14. Butterball Provides a Turkey Talk Line
If you are struggling with cooking your turkey or just want a few pointers, Butterball, who are known for their turkeys, are here to help. Since 1981 the company has operated a turkey talk line where people can ring in and ask for advice on cooking their bird. Open to U.S. and Canadian residents every November and December, you can call up and ask questions and get all the info you need about cooking a juicy turkey.
If phone calls aren’t your thing, you can also text and email. There are even Spanish-speaking operators for those who don’t speak great English. Butterball receives over 100,00 calls a year.
15. Minnesota Produces the Most Turkeys in America
If you ever need a last-minute turkey, Minnesota is the place to go. The “Bread and Butter State” produces around 44.5 million birds per year, which is just incredible. It’s a billion-dollar industry that would struggle if Thanksgiving was ever canceled.
16. Black Friday Is the Busiest Day of the Year for Plumbers
While most people are fighting it out over sale items on Black Friday, plumbers are fixing clogged drains on what is their busiest day of the year. The reason is that most people overindulge on Thanksgiving day and their toilet pays the price the following day. Calls for plumbers rise by more than 50%, with plumbing company Roto-Rooter calling the day “Brown Friday.”
17. Australia Celebrates Thanksgiving
That’s right, the country of deadly animals, golden beaches, and XXXX celebrates Thanksgiving.
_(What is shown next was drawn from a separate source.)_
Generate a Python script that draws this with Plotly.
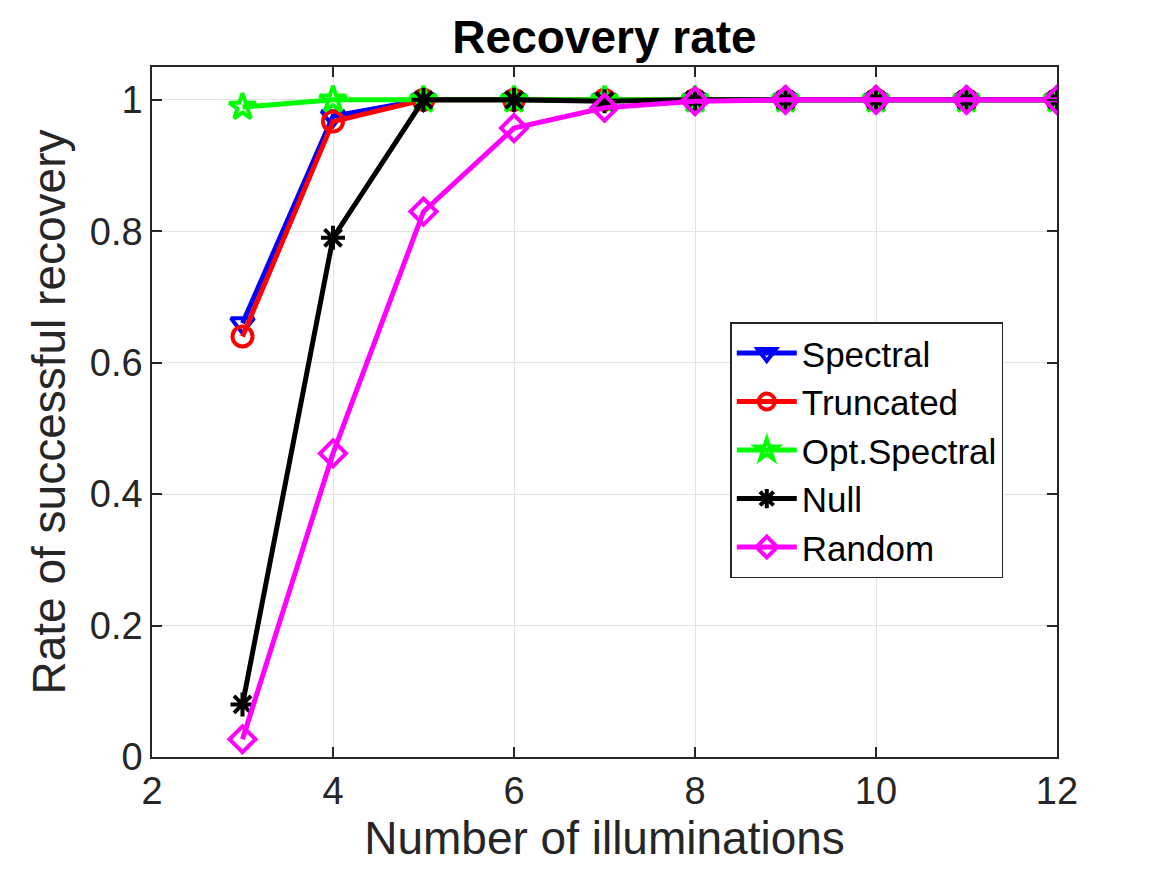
import plotly.graph_objects as go

x_vals = [3, 4, 5, 6, 7, 8, 9, 10, 11, 12]
spectral = [0.66, 0.975, 1, 1, 1, 1, 1, 1, 1, 1]
truncated = [0.64, 0.967, 1, 1, 1, 1, 1, 1, 1, 1]
opt_spectral = [0.989, 1, 1, 1, 1, 1, 1, 1, 1, 1]
null = [0.08, 0.79, 1, 1, 0.998, 1, 1, 1, 1, 1]
random_ = [0.027, 0.462, 0.83, 0.957, 0.988, 0.998, 1, 1, 1, 1]

series = [
    ("Spectral", spectral, "#0000ff", "triangle-down-open"),
    ("Truncated", truncated, "#ff0000", "circle-open"),
    ("Opt.Spectral", opt_spectral, "#00ff00", "star-open"),
    ("Null", null, "#000000", "asterisk-open"),
    ("Random", random_, "#ff00ff", "diamond-open"),
]

FONT = "Liberation Sans, Arial, Helvetica, sans-serif"

fig = go.Figure()
for name, ys, col, sym in series:
    fig.add_trace(go.Scatter(
        x=x_vals, y=ys, name=name, mode="lines+markers",
        line=dict(color=col, width=5),
        marker=dict(symbol=sym, size=20, color=col, line=dict(color=col, width=4)),
    ))

axis_common = dict(
    showline=True, linecolor="#262626", linewidth=1.5, mirror="ticks",
    ticks="inside", ticklen=10, tickcolor="#262626", tickwidth=1.5,
    showgrid=True, gridcolor="#e3e3e3", gridwidth=1, zeroline=False,
    tickfont=dict(family=FONT, size=38, color="#262626"),
)

fig.update_layout(
    width=1167, height=875,
    paper_bgcolor="white", plot_bgcolor="white",
    margin=dict(l=144, r=118, t=59, b=126),
    title=dict(text="<b>Recovery rate</b>", x=0.5, xref="paper", xanchor="center",
               y=0.967, yanchor="middle",
               font=dict(family=FONT, size=46, color="black")),
    xaxis=dict(range=[2, 12], tickvals=[2, 4, 6, 8, 10, 12], **axis_common,
               title=dict(text="Number of illuminations", standoff=10,
                          font=dict(family=FONT, size=46, color="#262626"))),
    yaxis=dict(range=[0, 1.05], tickvals=[0, 0.2, 0.4, 0.6, 0.8, 1],
               ticktext=["0", "0.2", "0.4", "0.6", "0.8", "1"], **axis_common,
               title=dict(text="Rate of successful recovery", standoff=10,
                          font=dict(family=FONT, size=46, color="#262626"))),
    legend=dict(x=0.639, y=0.63, xanchor="left", yanchor="top",
                bgcolor="white", bordercolor="#262626", borderwidth=1.5,
                font=dict(family=FONT, size=35, color="black"),
                itemwidth=60, tracegroupgap=0),
    showlegend=True,
)

fig.write_html("out.html")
Well, at least one part of the nation does. Located in the South Pacific Ocean between Oz and New Zealand, Norfolk Island was once used by American whaling ships as a place to stop off during their journey.
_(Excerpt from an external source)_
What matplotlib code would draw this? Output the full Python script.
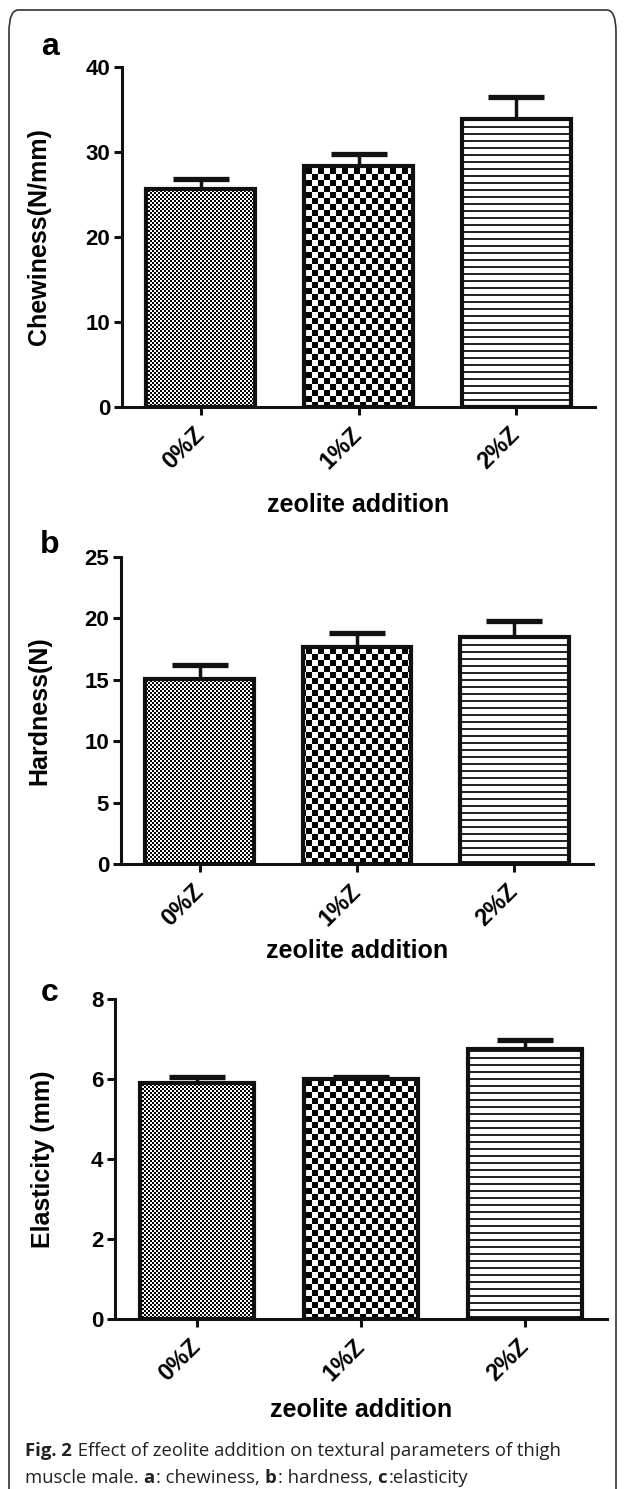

As many American sailors spent Thanksgiving there, the annual tradition has continued to this very day, with the 2,000-odd residents eating a mixture of classic Thanksgiving food and modern Norfolk Island cuisine, which means a lot of dishes using bananas.
18. The First Thanksgiving Feast Went on for Three Days
They didn’t mess about in the 1600s. When the Pilgrims offered to break bread with the Native Americans, they went all out to celebrate the peaceful occasion. The harvest was so successful that there was an abundance of food. Throw in what the Wampanoag tribe brought with them and there was enough food to last three days.
19. A Raccoon Was Pardoned One Thanksgiving
It’s just not turkeys who have escaped death on Thanksgiving. In 1926, President Calvin Coolidge was given a raccoon to kill and eat for Thanksgiving. While an unusual gift, raccoon was considered a delicacy in Mississippi during that time. Thankfully for the raccoon, Coolidge couldn’t bring himself to eat the creature so he pardoned it.
The raccoon became part of the Coolidge family and joined the assortment of pets they owned, which included dogs, cats, birds, a wallaby, a pigmy hippo, a baby bear, and a pair of lion cubs.